Question

A wire of length 20cm is to bent to form a rectangle find the maximum and minimum area

Answer 1

maximum 25
minimum 9
hope it will help you

Answer 2

Answer:

The maximum area of rectangle is 25 cm² and the minimum area of rectangle can not be determined.

Step-by-step explanation:

It is given that A wire of length 20 cm is to bent to form a rectangle. It means the perimeter of the rectangle is 20 cm.

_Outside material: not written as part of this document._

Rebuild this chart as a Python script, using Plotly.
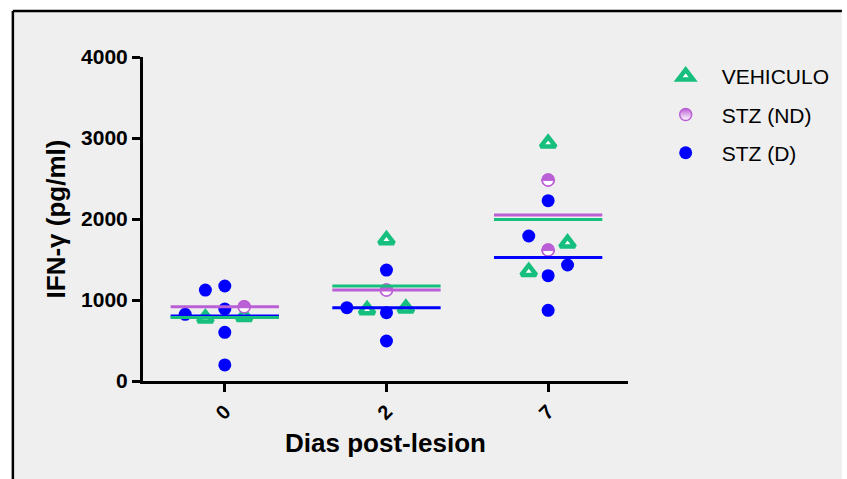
import numpy as np
import plotly.graph_objects as go

# ---------------- data ----------------
categories = ["0", "2", "7"]          # Dias post-lesion

# VEHICULO
veh_cat = [0, 0, 1, 1, 1, 2, 2, 2]
veh_val = [774, 794, 877, 1741, 897, 1350, 2934, 1700]
veh_off = [-0.12, 0.12, -0.12, 0.0, 0.12, -0.12, 0.0, 0.12]

# STZ (ND)
nd_cat = [0, 1, 2, 2]
nd_val = [917, 1123, 2481, 1617]
nd_off = [0.12, 0.0, 0.0, 0.0]

# STZ (D)
d_cat = [0, 0, 0, 0, 0, 0, 1, 1, 1, 1, 2, 2, 2, 2, 2]
d_val = [823, 1123, 1173, 889, 601, 198, 1370, 905, 843, 494,
         2226, 1790, 1432, 1300, 873]
d_off = [-0.245, -0.12, 0.0, 0.0, 0.0, 0.0, 0.0, -0.245, 0.0, 0.0,
         0.0, -0.12, 0.12, 0.0, 0.0]

y_ticks = [0, 1000, 2000, 3000, 4000]

# ---------------- styling ----------------
GREEN = "#17bf7e"
PURPLE = "#bb5fd6"
BLUE = "#0000ff"
BG = "#efefef"
FONT = "Liberation Sans, Arial, sans-serif"

W, H = 847, 479
L, T, R, B = 143, 57, 212, 98
PW, PH = W - L - R, H - T - B


def px2paper_x(px):
    return (px - L) / PW


def px2paper_y(py):
    return (H - B - py) / PH


def xpos(cat, off):
    return [c + o for c, o in zip(cat, off)]


def group_means(cat, val):
    cat = np.asarray(cat)
    val = np.asarray(val, dtype=float)
    return [float(val[cat == i].mean()) for i in range(len(categories))]


fig = go.Figure()

fig.add_trace(go.Scatter(
    x=xpos(d_cat, d_off), y=d_val, mode="markers", name="STZ (D)",
    marker=dict(symbol="circle", size=13, color=BLUE, line=dict(width=0)),
    legendgroup="d", legendrank=3,
))
fig.add_trace(go.Scatter(
    x=xpos(nd_cat, nd_off), y=nd_val, mode="markers", name="STZ (ND)",
    marker=dict(symbol="circle", size=12, color=PURPLE,
                gradient=dict(type="vertical", color="white"),
                line=dict(width=1.5, color=PURPLE)),
    legendgroup="nd", legendrank=2,
))
fig.add_trace(go.Scatter(
    x=xpos(veh_cat, veh_off), y=veh_val, mode="markers", name="VEHICULO",
    marker=dict(symbol="triangle-up", size=13, color="white",
                line=dict(width=4.5, color=GREEN)),
    legendgroup="veh", legendrank=1,
))

shapes = []
# outer frame: grey fill, black top and left borders
shapes.append(dict(type="rect", xref="paper", yref="paper",
                   x0=px2paper_x(11), x1=px2paper_x(W + 5),
                   y0=px2paper_y(H + 5), y1=px2paper_y(11),
                   fillcolor=BG, line=dict(width=0), layer="below"))
shapes.append(dict(type="line", xref="paper", yref="paper",
                   x0=px2paper_x(11), x1=px2paper_x(W + 5),
                   y0=px2paper_y(11), y1=px2paper_y(11),
                   line=dict(color="black", width=2.5), layer="below"))
shapes.append(dict(type="line", xref="paper", yref="paper",
                   x0=px2paper_x(11), x1=px2paper_x(11),
                   y0=px2paper_y(11), y1=px2paper_y(H + 5),
                   line=dict(color="black", width=2.5), layer="below"))

# half-filled symbols for STZ (ND)
r = 6.0
k = 0.5523 * r
top_half = (f"M {-r},0 C {-r},{k} {-k},{r} 0,{r} C {k},{r} {r},{k} {r},0 Z")
bot_half = (f"M {-r},0 C {-r},{-k} {-k},{-r} 0,{-r} C {k},{-r} {r},{-k} {r},0 Z")
for xv, yv in zip(xpos(nd_cat, nd_off), nd_val):
    for path, fill in ((bot_half, "white"), (top_half, PURPLE)):
        shapes.append(dict(type="path", xref="x", yref="y",
                           xsizemode="pixel", ysizemode="pixel",
                           xanchor=xv, yanchor=yv, path=path,
                           fillcolor=fill, line=dict(color=PURPLE, width=1.5),
                           layer="above"))

# mean lines
half = 0.335
for means, col in ((group_means(d_cat, d_val), BLUE),
                   (group_means(veh_cat, veh_val), GREEN),
                   (group_means(nd_cat, nd_val), PURPLE)):
    for i, m in enumerate(means):
        shapes.append(dict(type="line", xref="x", yref="y",
                           x0=i - half, x1=i + half, y0=m, y1=m,
                           line=dict(color=col, width=3), layer="above"))

fig.update_layout(
    width=W, height=H,
    margin=dict(l=L, r=R, t=T, b=B),
    paper_bgcolor="white", plot_bgcolor="rgba(0,0,0,0)",
    font=dict(family=FONT, color="black"),
    shapes=shapes,
    showlegend=True,
    legend=dict(x=px2paper_x(657), xanchor="left",
                y=px2paper_y(56), yanchor="top",
                bgcolor="rgba(0,0,0,0)", font=dict(size=21, family=FONT),
                traceorder="grouped", tracegroupgap=8, itemwidth=62),
    xaxis=dict(range=[-0.506, 2.494], tickmode="array",
               tickvals=list(range(len(categories))), ticktext=categories,
               tickangle=-45, ticks="outside", ticklen=8, tickwidth=3,
               tickcolor="black", showline=True, linewidth=3,
               linecolor="black", showgrid=False, zeroline=False,
               tickfont=dict(size=20, family=FONT, weight="bold"),
               title=dict(text="Dias post-lesion", standoff=12,
                          font=dict(size=26, family=FONT, weight="bold"))),
    yaxis=dict(range=[0, 4000], tickmode="array", tickvals=y_ticks,
               ticks="outside", ticklen=8, tickwidth=3, tickcolor="black",
               showline=True, linewidth=3, linecolor="black",
               showgrid=False, zeroline=False,
               tickfont=dict(size=21, family=FONT, weight="bold"),
               title=dict(text="IFN-γ (pg/ml)", standoff=8,
                          font=dict(size=26, family=FONT, weight="bold"))),
)

fig.write_html(
    "out.html",
    config={"displayModeBar": False},
    post_script=("document.documentElement.style.overflow='hidden';"
                 "document.body.style.margin='0px';"
                 "document.body.style.overflow='hidden';"
                 "document.body.style.background='#efefef';"),
)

The perimeter of a rectangle is

$P=2(l+w)$

$20=2(l+w)$

$10=l+w$

Let the length of rectangle be x and width of the rectangle is (10-x).

The area of rectangle is

$A=l\times w$

$A=x(10-x)$

$A=10x-x^2$

Differentiate with respect to x.

$\frac{dA}{dx}=10-2x=0$

$x=5$

Differentiate with respect to x.

$\frac{d^2A}{dx^2}=-2<0$

Since $\frac{d^2A}{dx^2}<0$, therefore only maximum value of function exist.

The area of rectangle is maximum at x=5. If x=5, then the area of rectangle is

$A=5(10-5)=25$

Therefore the maximum area of rectangle is 25 cm² and the minimum area of rectangle can not be determined.